TIROLER TAGESZEITUNG „Leitartikel“ Mittwoch, 14. Oktober 2020, von Peter Nindler: „Ischgl-Bericht deckt auf, nicht zu“

Innsbruck (OTS) Darf man angesichts der notwendigen Aufarbeitung von Fehlern beim Corona-Management in Tirol auch die Rolle des Gesundheitsministeriums hinterfragen? Natürlich, denn das Anschober-Ministerium war ebenfalls eine Schwachstelle.

Der Befund der Expertenkommission zu Ischgl ist eindeutig: Wäre das Infektionsgeschehen im Ort und vor allem in den Après-Ski-Lokalen richtig eingeschätzt worden, hätte die Wintersaison von den zuständigen Behörden schon früher beendet werden müssen. Für das Abreisechaos trägt hingegen Bundeskanzler Sebastian Kurz (VP) mit seiner unkoordinierten Ankündigung der sofortigen Quarantäne für das Paznaun und St. Anton (Mit-)Verantwortung. Doch der Bericht der Rohrer-Kommission offenbart eine weitere, über die Defizite des Corona-Krisenmanagements in und für Tirol hinausgehende Schwachstelle.
Denn in der folgenschweren Woche vom 9. bis zum 15. März wusste das Gesundheitsministerium von Rudolf Anschober (Grüne) wohl selbst nicht genau, wie ihm geschieht. Das Land Tirol sei in seiner Verantwortung alleine dagestanden, heißt es etwa vom Leiter des staatlichen Krisenstabs Robert Stocker. Und: Es war nicht so, dass auf gesamtstaatlicher Ebene oder vom Gesundheitsministerium irgendetwas vorbereitet gewesen wäre. Es fehlte schlicht ein aktueller Pandemie-Plan. Diese Diagnose wird durch die vergangenen Wochen und Monate bestätigt.
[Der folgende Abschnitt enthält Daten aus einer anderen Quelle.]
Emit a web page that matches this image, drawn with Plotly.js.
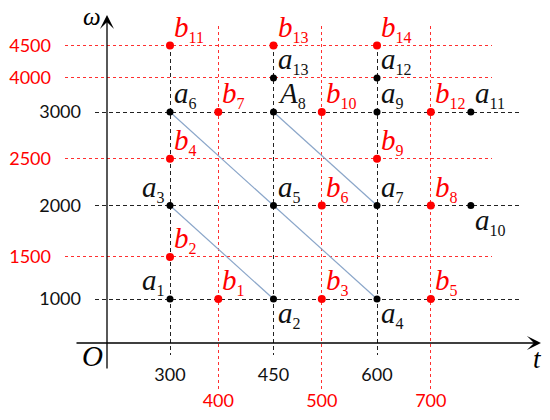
<!DOCTYPE html>
<html>
<head>
<meta charset="utf-8">
<script src="https://cdn.plot.ly/plotly-3.0.1.min.js"></script>
<style>
    html, body { margin:0; padding:0; background:#fff; }
</style>
</head>
<body>
<div id="chart" style="width:550px;height:420px;"></div>
<script>

/* ==========================================
   DATA
========================================== */

// grid levels (black = original points, red = new points)
const tBlack = [300, 450, 600];
const tRed = [400, 500, 700];
const wBlack = [1000, 2000, 3000];
const wRed = [1500, 2500, 4000, 4500];

// black points a1..a13 (a10 / a11 sit past the last grid column)
const aNames = ["a1","a2","a3","a4","a5","a6","a7","A8","a9","a10","a11","a12","a13"];
const aT = [300, 450, 300, 600, 450, 300, 600, 450, 600, 750, 750, 600, 450];
const aW = [1000, 1000, 2000, 1000, 2000, 3000, 2000, 3000, 3000, 2000, 3000, 4000, 4000];

// red points b1..b14
const bNames = ["b1","b2","b3","b4","b5","b6","b7","b8","b9","b10","b11","b12","b13","b14"];
const bT = [400, 300, 500, 300, 700, 500, 400, 700, 600, 500, 300, 700, 450, 600];
const bW = [1000, 1500, 1000, 2500, 1000, 2000, 3000, 2000, 2500, 3000, 4500, 3000, 4500, 4500];

// blue diagonals, by point name
const links = [["a3","a2"], ["a6","a5","a4"], ["A8","a7"]];


/* ==========================================
   SCALE (schematic, not linear)
========================================== */

const tKnots = [0, 300, 400, 450, 500, 600, 700, 750];
const tUnits = [209, 300, 370, 450, 520, 600, 678, 736];
const wKnots = [0, 1000, 1500, 2000, 2500, 3000, 4000, 4500];
const wUnits = [529, 1000, 1450, 2000, 2500, 3000, 3364, 3710];

function warp(v, knots, units){
    for(let i = 1; i < knots.length; i++){
        if(v <= knots[i]){
            const f = (v - knots[i-1]) / (knots[i] - knots[i-1]);
            return units[i-1] + f * (units[i] - units[i-1]);
        }
    }
    return units[units.length-1];
}
const wt = v => warp(v, tKnots, tUnits);
const ww = v => warp(v, wKnots, wUnits);

// pixel <-> unit, used only for axis domains / ranges
const W = 550, H = 420;
const pxToU = px => 300 + (px - 170) / 0.69;
const pyToV = py => 1000 + (299 - py) / 0.0935;


/* ==========================================
   HELPERS
========================================== */

function label(name){
    const m = name.match(/^([A-Za-z])(\d+)$/);
    return "<i>" + m[1] + "</i><sub><span style=\"font-size:16px\">" + m[2] + "</span></sub>";
}

function side(name){
    if(name === "a1" || name === "a3") return "tl";
    if(name === "a2" || name === "a4" || name === "a10") return "br";
    return "tr";
}

const labelFont = "Liberation Serif";
const tickFont = {family:"Lato", size:18};

// label placement around a point
const place = {
    tr:{xanchor:"left", yanchor:"bottom", xshift:2, yshift:-2},
    tl:{xanchor:"right", yanchor:"bottom", xshift:-3, yshift:-2},
    br:{xanchor:"left", yanchor:"top", xshift:2, yshift:4}
};

function pointLabels(names, ts, ws, color){
    return names.map((n, i) => Object.assign({
        xref:"x2", yref:"y2",
        x:wt(ts[i]), y:ww(ws[i]),
        text:label(n), showarrow:false,
        font:{family:labelFont, size:29, color:color}
    }, place[side(n)]));
}


/* ==========================================
   TRACES
========================================== */

let lx = [], ly = [];
links.forEach(seg => {
    seg.forEach(n => {
        const i = aNames.indexOf(n);
        lx.push(wt(aT[i]));
        ly.push(ww(aW[i]));
    });
    lx.push(null);
    ly.push(null);
});

const traces = [
    {
        // keeps the black grid subplot alive
        x:[], y:[], type:"scatter", xaxis:"x", yaxis:"y", hoverinfo:"skip"
    },
    {
        x:lx, y:ly, type:"scatter", mode:"lines",
        xaxis:"x2", yaxis:"y2",
        line:{color:"#8ba6c9", width:1.2},
        connectgaps:false, hoverinfo:"skip"
    },
    {
        x:aT.map(wt), y:aW.map(ww), type:"scatter", mode:"markers",
        xaxis:"x2", yaxis:"y2", cliponaxis:false,
        marker:{color:"#000", size:7}
    },
    {
        x:bT.map(wt), y:bW.map(ww), type:"scatter", mode:"markers",
        xaxis:"x2", yaxis:"y2", cliponaxis:false,
        marker:{color:"#ff0000", size:8}
    }
];


/* ==========================================
   LAYOUT
========================================== */

const axisBase = {
    anchor:"free", showline:false, zeroline:false, ticks:"",
    showgrid:true, gridwidth:1, fixedrange:true
};

const layout = {
    width:W, height:H,
    margin:{l:0, r:0, t:0, b:0},
    paper_bgcolor:"#fff", plot_bgcolor:"rgba(0,0,0,0)",
    showlegend:false,

    xaxis:Object.assign({}, axisBase, {
        domain:[95/W, 522/W], range:[pxToU(95), pxToU(522)],
        position:(H-343)/H,
        tickvals:tBlack.map(wt), ticktext:tBlack.map(String),
        tickfont:Object.assign({color:"#111"}, tickFont),
        gridcolor:"#222", griddash:"4px,3px",
        ticklabelstandoff:19
    }),
    yaxis:Object.assign({}, axisBase, {
        domain:[(H-355)/H, (H-45)/H], range:[pyToV(355), pyToV(45)],
        position:107/W,
        tickvals:wBlack.map(ww), ticktext:wBlack.map(String),
        tickfont:Object.assign({color:"#111"}, tickFont),
        gridcolor:"#222", griddash:"4px,3px",
        ticklabelstandoff:26
    }),
    xaxis2:Object.assign({}, axisBase, {
        domain:[65/W, 492/W], range:[pxToU(65), pxToU(492)],
        position:(H-343)/H,
        tickvals:tRed.map(wt), ticktext:tRed.map(String),
        tickfont:Object.assign({color:"#ff0000"}, tickFont),
        gridcolor:"#ff3030", griddash:"3px,3px",
        ticklabelstandoff:45
    }),
    yaxis2:Object.assign({}, axisBase, {
        domain:[(H-392)/H, (H-26)/H], range:[pyToV(392), pyToV(26)],
        position:107/W,
        tickvals:wRed.map(ww), ticktext:wRed.map(String),
        tickfont:Object.assign({color:"#ff0000"}, tickFont),
        gridcolor:"#ff3030", griddash:"3px,3px",
        ticklabelstandoff:56
    }),

    annotations:[
        // vertical axis with arrow
        {xref:"paper", yref:"paper", x:107/W, y:(H-15)/H, ax:0, ay:355,
         text:"", showarrow:true, arrowhead:3, arrowsize:1.8, arrowwidth:1.3,
         arrowcolor:"#000", standoff:0},
        // horizontal axis with arrow
        {xref:"paper", yref:"paper", x:541/W, y:(H-343)/H, ax:-466, ay:0,
         text:"", showarrow:true, arrowhead:3, arrowsize:1.8, arrowwidth:1.3,
         arrowcolor:"#000", standoff:0},
        {xref:"paper", yref:"paper", x:92/W, y:(H-17)/H, showarrow:false,
         xanchor:"center", yanchor:"middle",
         text:"<i>ω</i>", font:{family:labelFont, size:25, color:"#000"}},
        {xref:"paper", yref:"paper", x:92/W, y:(H-356)/H, showarrow:false,
         xanchor:"center", yanchor:"middle",
         text:"<i>O</i>", font:{family:labelFont, size:29, color:"#000"}},
        {xref:"paper", yref:"paper", x:537/W, y:(H-359)/H, showarrow:false,
         xanchor:"center", yanchor:"middle",
         text:"<i>t</i>", font:{family:labelFont, size:27, color:"#000"}}
    ].concat(
        pointLabels(aNames, aT, aW, "#111"),
        pointLabels(bNames, bT, bW, "#ff0000")
    )
};

Plotly.newPlot("chart", traces, layout, {displayModeBar:false, staticPlot:true});

</script>
</body>
</html>
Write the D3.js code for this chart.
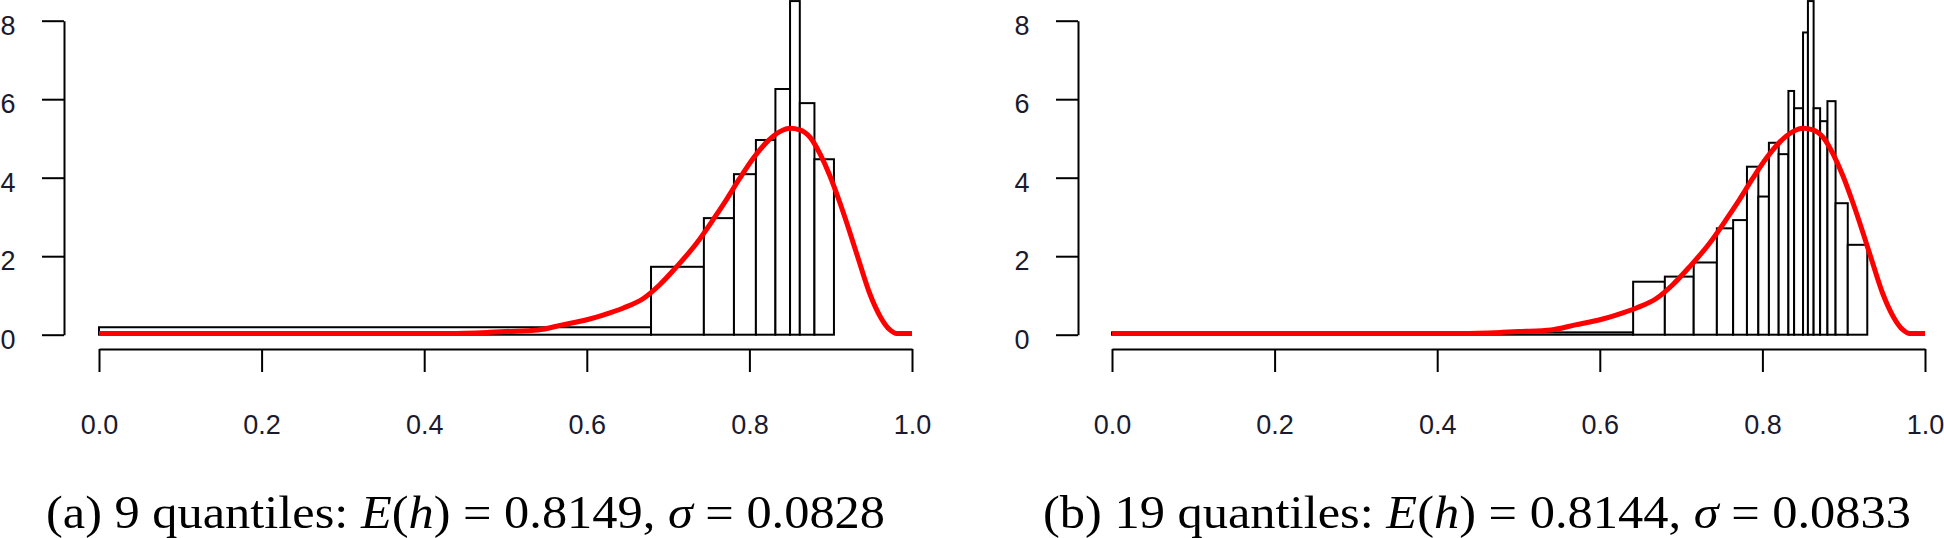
<!DOCTYPE html>
<html>
<head>
<meta charset="utf-8">
<script src="https://cdn.jsdelivr.net/npm/d3@7"></script>
<style>
  body { margin: 0; background: #fff; }
  svg { display: block; }
  .tick text { font-family: "Liberation Sans", Arial, sans-serif; font-size: 27px; fill: #1a1a2e; }
  .caption { font-family: "Liberation Serif", "DejaVu Serif", serif; font-size: 46px; fill: #000; }
</style>
</head>
<body>
<div id="chart"></div>
<script>
// Ukuran kanvas
const width = 1944;
const height = 538;

// Tick labels
const xTicks = [0, 0.2, 0.4, 0.6, 0.8, 1.0];
const yTicks = [0, 2, 4, 6, 8];

// Panel (a): batas bin dan tinggi (density)
const breaksA = [0, 0.679, 0.744, 0.781, 0.808, 0.832, 0.850, 0.862, 0.880, 0.904];
const heightsA = [0.19, 1.73, 2.97, 4.09, 4.96, 6.26, 8.5, 5.90, 4.47];

// Panel (b)
const breaksB = [0, 0.641, 0.680, 0.7155, 0.744, 0.764, 0.781, 0.795, 0.808, 0.820,
  0.832, 0.839, 0.850, 0.856, 0.863, 0.871, 0.880, 0.890, 0.905, 0.929];
const heightsB = [0.06, 1.35, 1.48, 1.84, 2.71, 2.92, 4.28, 3.52, 4.89, 4.60,
  6.21, 5.77, 7.70, 8.5, 5.77, 5.44, 5.95, 3.35, 2.29];

// Kurva density merah (sama untuk kedua panel)
const densX = [0, 0.43, 0.48, 0.50, 0.54, 0.57, 0.60, 0.62, 0.645, 0.67, 0.69, 0.71,
  0.735, 0.756, 0.772, 0.788, 0.805, 0.821, 0.838, 0.850, 0.862, 0.875, 0.887,
  0.899, 0.911, 0.924, 0.936, 0.948, 0.961, 0.973, 0.981, 1.0];
const densY = [0.03, 0.03, 0.06, 0.08, 0.12, 0.25, 0.38, 0.50, 0.68, 0.93, 1.28, 1.72,
  2.33, 2.95, 3.45, 3.98, 4.50, 4.90, 5.18, 5.26, 5.22, 5.02, 4.60,
  4.05, 3.38, 2.58, 1.80, 1.05, 0.46, 0.12, 0.03, 0.03];

const captionA = [
  { t: "(a) 9 quantiles: " }, { t: "E", i: true }, { t: "(" }, { t: "h", i: true },
  { t: ") = 0.8149, " }, { t: "σ", i: true }, { t: " = 0.0828" }
];
const captionB = [
  { t: "(b) 19 quantiles: " }, { t: "E", i: true }, { t: "(" }, { t: "h", i: true },
  { t: ") = 0.8144, " }, { t: "σ", i: true }, { t: " = 0.0833" }
];

const svg = d3.select("#chart").append("svg")
  .attr("width", width)
  .attr("height", height);

const y = d3.scaleLinear().domain([0, 8]).range([334.7, 20.7]);

function drawPanel(opt) {
  const x = d3.scaleLinear().domain([0, 1]).range([opt.x0, opt.x1]);
  const g = svg.append("g");

  // Batang histogram
  const bins = opt.heights.map((h, i) => ({ a: opt.breaks[i], b: opt.breaks[i + 1], h }));
  g.selectAll("rect.bar")
    .data(bins)
    .enter()
    .append("rect")
    .attr("class", "bar")
    .attr("x", (d) => x(d.a))
    .attr("y", (d) => y(d.h))
    .attr("width", (d) => x(d.b) - x(d.a))
    .attr("height", (d) => y(0) - y(d.h))
    .attr("fill", "#fff")
    .attr("stroke", "#000")
    .attr("stroke-width", 2);

  // Kurva density
  const line = d3.line()
    .x((d, i) => x(densX[i]))
    .y((d) => y(d))
    .curve(d3.curveMonotoneX);
  g.append("path")
    .datum(densY)
    .attr("d", line)
    .attr("fill", "none")
    .attr("stroke", "#ff0000")
    .attr("stroke-width", 5);

  // Sumbu x
  const ax = g.append("g")
    .attr("transform", `translate(0, 349)`)
    .call(d3.axisBottom(x).tickValues(xTicks).tickSize(23).tickSizeOuter(0)
      .tickFormat(d3.format(".1f")));
  ax.selectAll("text").attr("y", 85).attr("dy", 0);

  // Sumbu y
  const ay = g.append("g")
    .attr("transform", `translate(${opt.yAxisX}, 0)`)
    .call(d3.axisLeft(y).tickValues(yTicks).tickSize(22).tickSizeOuter(0));
  ay.selectAll("text").attr("x", -56).attr("dy", "0.5em").attr("text-anchor", "middle");

  g.selectAll(".domain, .tick line").attr("stroke", "#000").attr("stroke-width", 2);

  // Caption
  const cap = g.append("text")
    .attr("class", "caption")
    .attr("x", opt.capX)
    .attr("y", 528)
    .attr("textLength", opt.capW)
    .attr("lengthAdjust", "spacingAndGlyphs");
  cap.selectAll("tspan")
    .data(opt.caption)
    .enter()
    .append("tspan")
    .style("font-style", (d) => (d.i ? "italic" : "normal"))
    .text((d) => d.t);
}

drawPanel({ x0: 99, x1: 912, yAxisX: 64, breaks: breaksA, heights: heightsA,
  caption: captionA, capX: 46, capW: 839 });
drawPanel({ x0: 1112, x1: 1925, yAxisX: 1078, breaks: breaksB, heights: heightsB,
  caption: captionB, capX: 1043, capW: 868 });
</script>
</body>
</html>
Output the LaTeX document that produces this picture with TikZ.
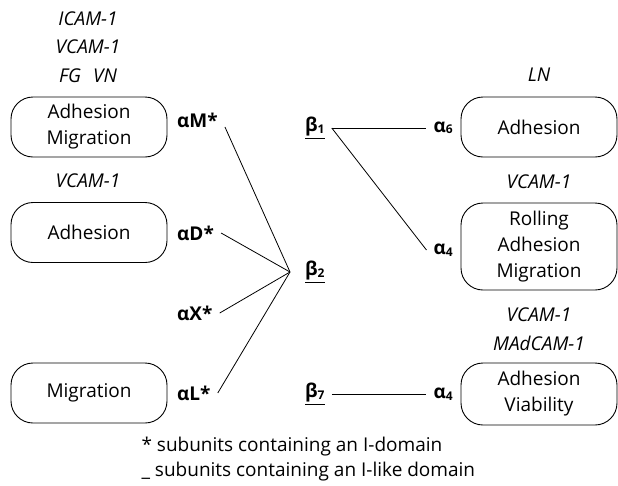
\documentclass[tikz,border=0pt]{standalone}
\usepackage{fontspec}
\setmainfont{Open Sans}
\usepackage{tikz}
\usetikzlibrary{positioning}
\newcommand{\sbs}[1]{\raisebox{-1.5pt}{\fontsize{12}{12}\selectfont #1}}

\begin{document}
\begin{tikzpicture}[x=1pt,y=-1pt,
  font=\fontsize{19}{26}\selectfont,
  role/.style={draw,line width=0.9pt,rounded corners=22pt,align=center,
               minimum width=156pt,minimum height=60pt,inner sep=2pt},
  chain/.style={font=\fontsize{19}{26}\selectfont\bfseries,inner xsep=7pt,inner ysep=4pt},
  lig/.style={font=\fontsize{19}{28.5}\selectfont\itshape,align=center,inner sep=0pt},
  link/.style={line width=0.8pt}
]
\useasboundingbox (0,0) rectangle (618,485);

% left column: functions of the beta-2 integrins
\node[role] (adhmig) at (89,127) {Adhesion\\Migration};
\node[role] (adhL) at (89,232.5) {Adhesion};
\node[role] (migL) at (89,393) {Migration};
\node[lig] (ligM) at (88,47) {ICAM-1\\VCAM-1\\FG\hspace{12pt}VN};
\node[lig] (ligD) at (88,181) {VCAM-1};

% right column: functions of the alpha-4 / alpha-6 integrins
\node[role] (adhR) at (539,127) {Adhesion};
\node[role,minimum height=87pt] (rollR) at (539,246.5) {Rolling\\Adhesion\\Migration};
\node[role,minimum height=62pt] (viaR) at (539,394) {Adhesion\\Viability};
\node[lig] (ln) at (539,75) {LN};
\node[lig] (ligR) at (539,182) {VCAM-1};
\node[lig] (ligV) at (539,329) {VCAM-1\\MAdCAM-1};

% alpha subunits
\node[chain,anchor=west] (aM) at (170,120) {αM*};
\node[chain,anchor=west] (aD) at (170,233) {αD*};
\node[chain,anchor=west] (aX) at (170,313) {αX*};
\node[chain,anchor=west] (aL) at (170,393) {αL*};
\node[chain,anchor=east] (a6) at (460,128) {α\sbs{6}};
\node[chain,anchor=east] (a4u) at (460,250) {α\sbs{4}};
\node[chain,anchor=east] (a4l) at (460,394) {α\sbs{4}};

% beta subunits
\node[chain,anchor=west] (b1) at (298,128) {\underline{β\sbs{1}}};
\node[chain,anchor=west] (b2) at (298,272) {\underline{β\sbs{2}}};
\node[chain,anchor=west] (b7) at (298,394) {\underline{β\sbs{7}}};
\coordinate[left=8pt of b2] (hub);

\draw[link] ([yshift=-7pt]aM.east) -- (hub);
\draw[link] (aD.east) -- (hub);
\draw[link] (aX.east) -- (hub);
\draw[link] (aL.east) -- (hub);
\draw[link] (b1.east) -- (a6.west);
\draw[link] (b1.east) -- (a4u.west);
\draw[link] (b7.east) -- (a4l.west);

% legend
\node[anchor=west] (noteI) at (138,447) {* subunits containing an I-domain};
\node[anchor=west] (noteL) at (138,472) {\_ subunits containing an I-like domain};
\end{tikzpicture}
\end{document}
Das Gesundheitsminis­terium agiert meist hilflos, die Einführung der Corona-Warnampel ist beispielgebend dafür, wie mit dem Brustton der politischen Überzeugung, alles im Griff zu haben, das Gegenteil angerichtet wird: nämlich bundesweite Verunsicherung und Verwirrung.
Fachliche Fehleinschätzungen zu Ischgl sind das eine, die gilt es (politisch) aufzuarbeiten. Hier gibt es nichts zu beschönigen, aber – salopp gesagt – nichts ans Kreuz zu nageln. Ronald Rohrer und sein Team haben allerdings auch die Büchse der Pandora über die Rolle des Bundes geöffnet. Vom Gesundheitsminister kamen bisher nur spärliche Antworten, selbst der Expertenkommission ist es erst nach Wochen gelungen, einen informierten Vertreter auszumachen.
Wegducken geht jetzt nicht mehr, denn immer öfter wird das Verordnungschaos in Anschobers Ministerium gerügt. NEOS-Chefin Beate Meinl-Reisinger kritisiert etwa die „zunehmende Intransparenz“ im Corona-Management des Ministers. Da wird sie nicht so falsch liegen, wie die Vorgangsweise in Tirol beweist. Ischgl ist deshalb nicht nur Landes-, sondern freilich auch Bundessache. Tirols Gesundheits-LR Bernhard Tilg (VP) hat seine politische Verantwortung für den Vollzug des Epidemiegesetzes abgegeben, das Gesundheitsministerium diese offenbar nur unzulänglich wahrgenommen.